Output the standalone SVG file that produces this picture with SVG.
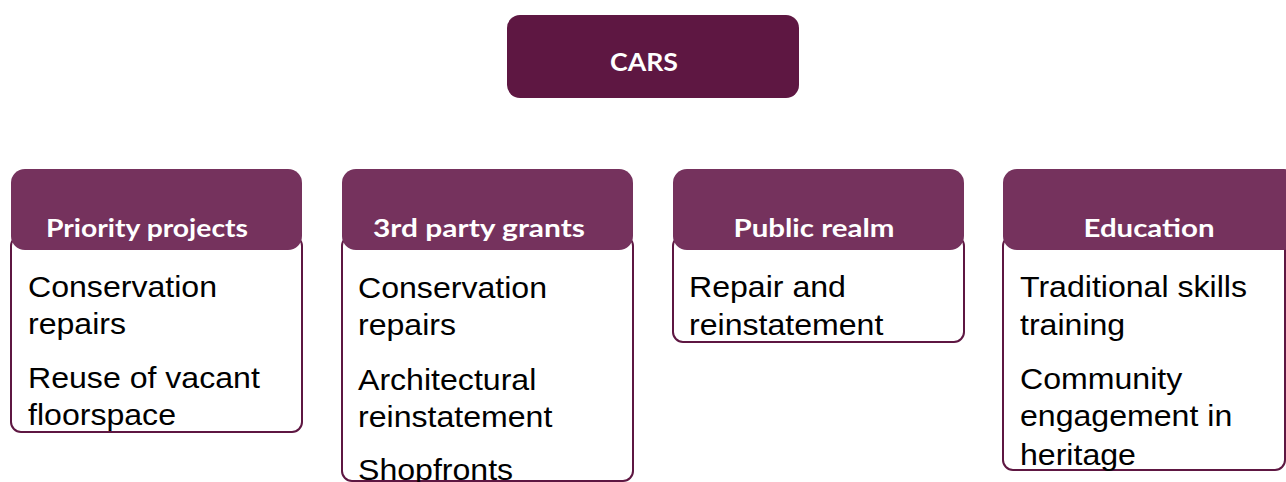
<svg xmlns="http://www.w3.org/2000/svg" width="1286" height="482" viewBox="0 0 1286 482">
<style>
.root{fill:#5e1742}
.hdr{fill:#75325d}
.body{fill:#fff;stroke:#5e1742;stroke-width:2}
.ht{font-family:Lato,"Open Sans",sans-serif;font-weight:bold;font-size:25px;fill:#fff;text-anchor:middle}
.bt{font-family:"Liberation Sans",Arial,sans-serif;font-size:30px;fill:#000}
</style>
<rect width="1286" height="482" fill="#fff"/>
<g id="cars">
<rect class="root" x="507" y="15" width="292" height="83" rx="13"/>
<text class="ht" x="644" y="71" textLength="68" lengthAdjust="spacingAndGlyphs">CARS</text>
</g>
<g id="connectors"></g>
<g id="priority">
<rect class="body" x="11" y="236" width="291" height="196" rx="10"/>
<rect class="hdr" x="11" y="169" width="291" height="81" rx="14"/>
<text class="ht" x="147" y="237" textLength="202" lengthAdjust="spacingAndGlyphs">Priority projects</text>
<g transform="matrix(1.07 0 0 1 28 0)">
<text class="bt" x="0" y="297">Conservation</text>
<text class="bt" x="0" y="334">repairs</text>
<text class="bt" x="0" y="388">Reuse of vacant</text>
<text class="bt" x="0" y="425">floorspace</text>
</g>
</g>
<g id="grants">
<rect class="body" x="342" y="236" width="291" height="245" rx="10"/>
<rect class="hdr" x="342" y="169" width="291" height="81" rx="14"/>
<text class="ht" x="479" y="237" textLength="212" lengthAdjust="spacingAndGlyphs">3rd party grants</text>
<g transform="matrix(1.07 0 0 1 358 0)">
<text class="bt" x="0" y="298">Conservation</text>
<text class="bt" x="0" y="335">repairs</text>
<text class="bt" x="0" y="390">Architectural</text>
<text class="bt" x="0" y="427">reinstatement</text>
<text class="bt" x="0" y="480">Shopfronts</text>
</g>
</g>
<g id="public">
<rect class="body" x="673" y="236" width="291" height="106" rx="10"/>
<rect class="hdr" x="673" y="169" width="291" height="81" rx="14"/>
<text class="ht" x="814" y="237" textLength="161" lengthAdjust="spacingAndGlyphs">Public realm</text>
<g transform="matrix(1.07 0 0 1 689 0)">
<text class="bt" x="0" y="297">Repair and</text>
<text class="bt" x="0" y="335">reinstatement</text>
</g>
</g>
<g id="education">
<rect class="body" x="1003" y="236" width="282" height="234" rx="10"/>
<rect class="hdr" x="1003" y="169" width="295" height="81" rx="14"/>
<text class="ht" x="1149" y="237" textLength="131" lengthAdjust="spacingAndGlyphs">Education</text>
<g transform="matrix(1.07 0 0 1 1020 0)">
<text class="bt" x="0" y="297">Traditional skills</text>
<text class="bt" x="0" y="335">training</text>
<text class="bt" x="0" y="389">Community</text>
<text class="bt" x="0" y="426">engagement in</text>
<text class="bt" x="0" y="465">heritage</text>
</g>
</g>
</svg>
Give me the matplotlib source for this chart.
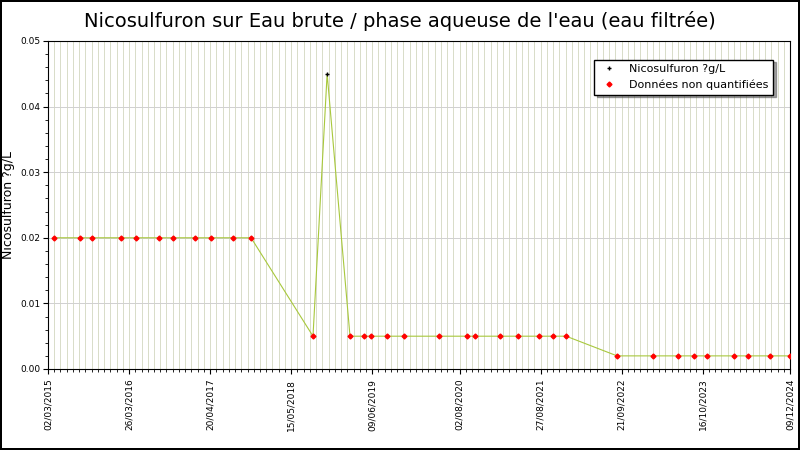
import matplotlib
matplotlib.use("Agg")
import matplotlib.pyplot as plt
import numpy as np
import datetime as dt

dates = ["2015-03-31","2015-08-03","2015-09-30","2016-02-16","2016-04-28","2016-08-17","2016-10-24",
         "2017-02-06","2017-04-24","2017-08-08","2017-11-03","2018-08-28","2018-11-04","2019-02-22",
         "2019-05-01","2019-06-03","2019-08-19","2019-11-09","2020-04-26","2020-09-07","2020-10-16",
         "2021-02-13","2021-05-11","2021-08-20","2021-10-26","2021-12-28","2022-08-30","2023-02-19",
         "2023-06-20","2023-09-05","2023-11-06","2024-03-15","2024-05-22","2024-09-05","2024-12-09"]
values = [0.02]*11 + [0.005, 0.045] + [0.005]*13 + [0.002]*9
quantified = [False]*12 + [True] + [False]*22
tick_labels = ["02/03/2015","26/03/2016","20/04/2017","15/05/2018","09/06/2019","02/08/2020",
               "27/08/2021","21/09/2022","16/10/2023","09/12/2024"]

x = [dt.datetime.strptime(d, "%Y-%m-%d") for d in dates]
ticks = [dt.datetime.strptime(t, "%d/%m/%Y") for t in tick_labels]

fig = plt.figure(figsize=(8, 4.5), dpi=100)
fig.patch.set_edgecolor("black"); fig.patch.set_linewidth(1.5)
ax = fig.add_axes([0.06, 0.18, 0.9275, 0.729])
ax.plot(x, values, color="#a8c83c", lw=0.8, zorder=2)
xq = [a for a, q in zip(x, quantified) if q]; yq = [v for v, q in zip(values, quantified) if q]
xn = [a for a, q in zip(x, quantified) if not q]; yn = [v for v, q in zip(values, quantified) if not q]
ax.plot(xq, yq, "+", color="black", ms=3, mew=1, label="Nicosulfuron ?g/L", zorder=3)
ax.plot(xn, yn, "D", color="red", ms=2.5, label="Données non quantifiées", zorder=3)

start, end = ticks[0], ticks[-1]
ax.set_xlim(start, end)
ax.set_ylim(0, 0.05)
ax.set_xticks(ticks)
ax.set_xticklabels(tick_labels, rotation=90, fontsize=6.5)
minor = []
d = start
while d <= end:
    minor.append(d); d += dt.timedelta(days=30)
ax.set_xticks(minor, minor=True)
ax.set_yticks(np.arange(0, 0.051, 0.01))
ax.set_yticklabels(["0.00","0.01","0.02","0.03","0.04","0.05"], fontsize=6.5)
ax.set_yticks(np.arange(0, 0.05, 0.002), minor=True)
ax.tick_params(axis="y", pad=2)
ax.grid(True, which="both", axis="x", color="#d8dcc8", lw=0.7)
ax.grid(True, which="major", axis="y", color="#d0d0d0", lw=0.7)
ax.set_axisbelow(True)
ax.set_ylabel("Nicosulfuron ?g/L", fontsize=9)
ax.yaxis.set_label_coords(-0.045, 0.5)
fig.suptitle("Nicosulfuron sur Eau brute / phase aqueuse de l'eau (eau filtrée)", fontsize=14, y=0.975)
leg = ax.legend(loc="upper right", bbox_to_anchor=(0.985, 0.96), fontsize=8, fancybox=False,
                shadow=True, edgecolor="black", framealpha=1)
fig.savefig("out.png", dpi=100, edgecolor=fig.get_edgecolor())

**Problem description:**
Please write out all of the material above without changing a word, and omit any pictures.

**Problem solution:**
Output the standalone SVG file that produces this picture with SVG.
<svg xmlns="http://www.w3.org/2000/svg" width="1286" height="482" viewBox="0 0 1286 482">
<style>
.root{fill:#5e1742}
.hdr{fill:#75325d}
.body{fill:#fff;stroke:#5e1742;stroke-width:2}
.ht{font-family:Lato,"Open Sans",sans-serif;font-weight:bold;font-size:25px;fill:#fff;text-anchor:middle}
.bt{font-family:"Liberation Sans",Arial,sans-serif;font-size:30px;fill:#000}
</style>
<rect width="1286" height="482" fill="#fff"/>
<g id="cars">
<rect class="root" x="507" y="15" width="292" height="83" rx="13"/>
<text class="ht" x="644" y="71" textLength="68" lengthAdjust="spacingAndGlyphs">CARS</text>
</g>
<g id="connectors"></g>
<g id="priority">
<rect class="body" x="11" y="236" width="291" height="196" rx="10"/>
<rect class="hdr" x="11" y="169" width="291" height="81" rx="14"/>
<text class="ht" x="147" y="237" textLength="202" lengthAdjust="spacingAndGlyphs">Priority projects</text>
<g transform="matrix(1.07 0 0 1 28 0)">
<text class="bt" x="0" y="297">Conservation</text>
<text class="bt" x="0" y="334">repairs</text>
<text class="bt" x="0" y="388">Reuse of vacant</text>
<text class="bt" x="0" y="425">floorspace</text>
</g>
</g>
<g id="grants">
<rect class="body" x="342" y="236" width="291" height="245" rx="10"/>
<rect class="hdr" x="342" y="169" width="291" height="81" rx="14"/>
<text class="ht" x="479" y="237" textLength="212" lengthAdjust="spacingAndGlyphs">3rd party grants</text>
<g transform="matrix(1.07 0 0 1 358 0)">
<text class="bt" x="0" y="298">Conservation</text>
<text class="bt" x="0" y="335">repairs</text>
<text class="bt" x="0" y="390">Architectural</text>
<text class="bt" x="0" y="427">reinstatement</text>
<text class="bt" x="0" y="480">Shopfronts</text>
</g>
</g>
<g id="public">
<rect class="body" x="673" y="236" width="291" height="106" rx="10"/>
<rect class="hdr" x="673" y="169" width="291" height="81" rx="14"/>
<text class="ht" x="814" y="237" textLength="161" lengthAdjust="spacingAndGlyphs">Public realm</text>
<g transform="matrix(1.07 0 0 1 689 0)">
<text class="bt" x="0" y="297">Repair and</text>
<text class="bt" x="0" y="335">reinstatement</text>
</g>
</g>
<g id="education">
<rect class="body" x="1003" y="236" width="282" height="234" rx="10"/>
<rect class="hdr" x="1003" y="169" width="295" height="81" rx="14"/>
<text class="ht" x="1149" y="237" textLength="131" lengthAdjust="spacingAndGlyphs">Education</text>
<g transform="matrix(1.07 0 0 1 1020 0)">
<text class="bt" x="0" y="297">Traditional skills</text>
<text class="bt" x="0" y="335">training</text>
<text class="bt" x="0" y="389">Community</text>
<text class="bt" x="0" y="426">engagement in</text>
<text class="bt" x="0" y="465">heritage</text>
</g>
</g>
</svg>
Give me the matplotlib source for this chart.
import matplotlib
matplotlib.use("Agg")
import matplotlib.pyplot as plt
import numpy as np
import datetime as dt

dates = ["2015-03-31","2015-08-03","2015-09-30","2016-02-16","2016-04-28","2016-08-17","2016-10-24",
         "2017-02-06","2017-04-24","2017-08-08","2017-11-03","2018-08-28","2018-11-04","2019-02-22",
         "2019-05-01","2019-06-03","2019-08-19","2019-11-09","2020-04-26","2020-09-07","2020-10-16",
         "2021-02-13","2021-05-11","2021-08-20","2021-10-26","2021-12-28","2022-08-30","2023-02-19",
         "2023-06-20","2023-09-05","2023-11-06","2024-03-15","2024-05-22","2024-09-05","2024-12-09"]
values = [0.02]*11 + [0.005, 0.045] + [0.005]*13 + [0.002]*9
quantified = [False]*12 + [True] + [False]*22
tick_labels = ["02/03/2015","26/03/2016","20/04/2017","15/05/2018","09/06/2019","02/08/2020",
               "27/08/2021","21/09/2022","16/10/2023","09/12/2024"]

x = [dt.datetime.strptime(d, "%Y-%m-%d") for d in dates]
ticks = [dt.datetime.strptime(t, "%d/%m/%Y") for t in tick_labels]

fig = plt.figure(figsize=(8, 4.5), dpi=100)
fig.patch.set_edgecolor("black"); fig.patch.set_linewidth(1.5)
ax = fig.add_axes([0.06, 0.18, 0.9275, 0.729])
ax.plot(x, values, color="#a8c83c", lw=0.8, zorder=2)
xq = [a for a, q in zip(x, quantified) if q]; yq = [v for v, q in zip(values, quantified) if q]
xn = [a for a, q in zip(x, quantified) if not q]; yn = [v for v, q in zip(values, quantified) if not q]
ax.plot(xq, yq, "+", color="black", ms=3, mew=1, label="Nicosulfuron ?g/L", zorder=3)
ax.plot(xn, yn, "D", color="red", ms=2.5, label="Données non quantifiées", zorder=3)

start, end = ticks[0], ticks[-1]
ax.set_xlim(start, end)
ax.set_ylim(0, 0.05)
ax.set_xticks(ticks)
ax.set_xticklabels(tick_labels, rotation=90, fontsize=6.5)
minor = []
d = start
while d <= end:
    minor.append(d); d += dt.timedelta(days=30)
ax.set_xticks(minor, minor=True)
ax.set_yticks(np.arange(0, 0.051, 0.01))
ax.set_yticklabels(["0.00","0.01","0.02","0.03","0.04","0.05"], fontsize=6.5)
ax.set_yticks(np.arange(0, 0.05, 0.002), minor=True)
ax.tick_params(axis="y", pad=2)
ax.grid(True, which="both", axis="x", color="#d8dcc8", lw=0.7)
ax.grid(True, which="major", axis="y", color="#d0d0d0", lw=0.7)
ax.set_axisbelow(True)
ax.set_ylabel("Nicosulfuron ?g/L", fontsize=9)
ax.yaxis.set_label_coords(-0.045, 0.5)
fig.suptitle("Nicosulfuron sur Eau brute / phase aqueuse de l'eau (eau filtrée)", fontsize=14, y=0.975)
leg = ax.legend(loc="upper right", bbox_to_anchor=(0.985, 0.96), fontsize=8, fancybox=False,
                shadow=True, edgecolor="black", framealpha=1)
fig.savefig("out.png", dpi=100, edgecolor=fig.get_edgecolor())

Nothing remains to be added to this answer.